“Politics is my fulltime profession”—Smriti Irani
Smriti Zubin Irani, the well-known TV actress, popularly known as Tulsi Virani, TV producer and the animated president of BJP Mahila Morcha, is essentially a professional trying a paradigm shift in women politics. In an interview with Sonia Chawla, she talks about her political odyssey. Excerpts:
You are a famous TV actress. What promoted you to join the politics?
My family has been a part of the politics from past two generations and I am the third generation, as my grandfather was a swayamsevak and my mother was an activist of the Jan Sangh but I am the first one in the family, who has dealt in electoral politics and organisational work. After looking at the kind of ideologies that two generations of my family have been associated with and the social impact their work had, I felt that change could happen. When you become the part of political system of the country, mere social work is not enough.
Now-a-days, it has become a fashion that TV stars are coming in politics. Comment.
I think that one has to make a distinction between people, who have worked in the field of organisation and campaigning; the people who associate themselves with building the party and organisation; and people who are only seen in particular programmes. I feel our democracy gives everybody equal chances to participate in whatever measures and capacities, they want to participate. Today in politics, you have lawyers, teachers—in fact you have people from all professions, even the journalists are also joining the politics. I don’t know why only people from acting fraternity are singled out?
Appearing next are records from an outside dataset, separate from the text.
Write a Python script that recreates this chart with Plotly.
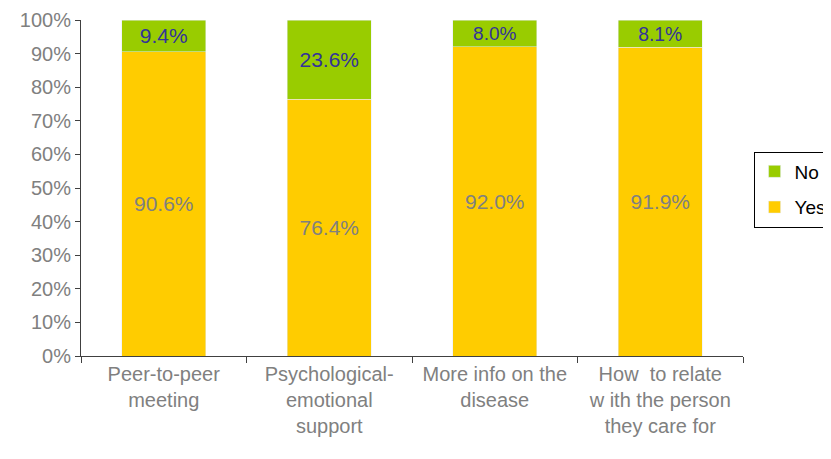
import plotly.graph_objects as go

categories = ['Peer-to-peer<br>meeting', 'Psychological-<br>emotional<br>support',
              'More info on the<br>disease', 'How  to relate<br>w ith the person<br>they care for']
yes_values = [90.6, 76.4, 92.0, 91.9]
no_values = [9.4, 23.6, 8.0, 8.1]

font = 'Liberation Sans, Arial, sans-serif'

fig = go.Figure()
fig.add_trace(go.Bar(x=categories, y=yes_values, name='Yes', marker_color='#FFCC00',
                     legendgroup='yes', legendrank=2,
                     text=[f'{v:.1f}%' for v in yes_values], textposition='inside',
                     insidetextanchor='middle', textangle=0,
                     textfont=dict(size=21, color='#808080', family=font)))
fig.add_trace(go.Bar(x=categories, y=no_values, name='No', marker_color='#99CC00',
                     legendgroup='no', legendrank=1,
                     text=[f'{v:.1f}%' for v in no_values], textposition='inside',
                     insidetextanchor='middle', textangle=0,
                     textfont=dict(size=21, color='#333399', family=font)))

# page body has an 8px margin, so the figure is a bit smaller than the window
fig.update_layout(
    barmode='stack',
    bargap=0.49,
    width=823, height=451,
    margin=dict(l=73, r=88, t=12, b=103, autoexpand=False),
    paper_bgcolor='white',
    plot_bgcolor='white',
    font=dict(family=font, size=20, color='#808080'),
    showlegend=True,
    legend=dict(x=1.016, y=0.4955, xanchor='left', yanchor='middle',
                xref='paper', yref='paper',
                bordercolor='#000000', borderwidth=1, bgcolor='white',
                font=dict(size=19, color='#000000', family=font),
                traceorder='grouped', tracegroupgap=8, itemwidth=30),
    xaxis=dict(showline=True, linecolor='#404040', linewidth=1, automargin=False,
               ticks='outside', ticklen=6, tickcolor='#404040', tickson='boundaries',
               tickfont=dict(size=20, color='#808080'), showgrid=False),
    yaxis=dict(range=[0, 100], dtick=10, ticksuffix='%', showline=True, automargin=False,
               linecolor='#404040', linewidth=1, ticks='outside', ticklen=5,
               tickcolor='#404040', showgrid=False, zeroline=False,
               tickfont=dict(size=20, color='#808080')),
)

fig.write_html('out.html')
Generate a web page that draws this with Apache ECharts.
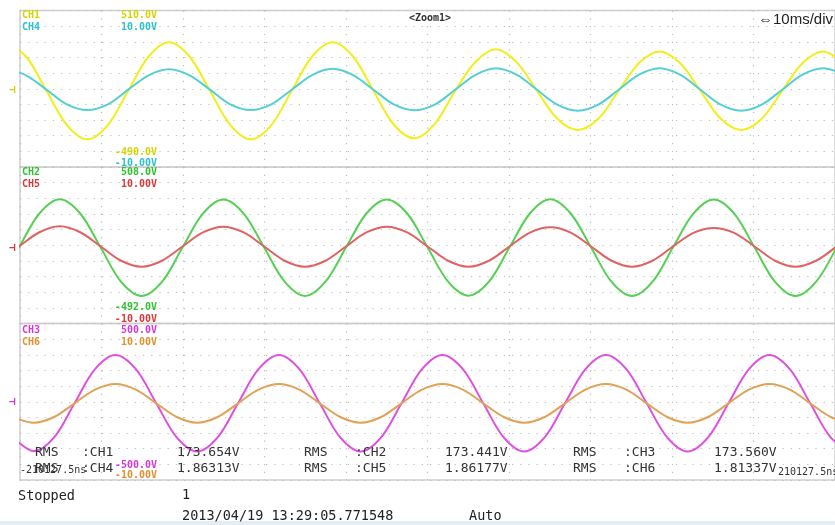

Is it true that after retirement from TV, many actors joined politics?
I have no idea but I am No.1 in television and still I am doing television and politics both.
Is politics your profession or part time?
Well, politics is my fulltime profession and acting is part time but that’s always been a case.
Being the president of BJP Mahila Morcha, what are your current plans and programmes?
Our basic focus is on empowering women by providing them an equal opportunity for education and employment. We initiate various health and education programmes and also the programmes that basically educate women about their constitutional legal rights. We also provide help to them financially in legal matters and I am proud to inform that we are the only organisation or the morcha in the entire political structure in the country which fought for the rights of women in the Army and managed to get permanent commission for women in the Army.
Today, don’t you think women are highly inclined to western culture as clearly witnessed in choice of their clothing, food, etc?
I don’t think so. I think that it’s a fallacy. I feel that this entire thought process that Indian women are westernising, stems from the little bit of ignorance about our country and culture. In my view modern Indian women know how to maintain balance with western way, which might educate them, help them empower, but their moorings are strongly rooted in their traditional ethos.
You are a well-known actress, who earned fame as Tulsi Virani in the television industry. Do you think that your role in BJP will get that much of prominence too?
I don’t like to insult the political system or the voter by trying to use the television image to gain any kind of political recognition. My organisation, BJP Mahila Morcha, has given me an opportunity to build the organistion and to serve the country. I don’t look any other parameter as a part of that.
You have achieved new milestone in TV industry. Do you feel it is equally possible in your avatar in political field?
I am the president of an organ of a national party, which is more prominent as I achieved this post only at the age of 34.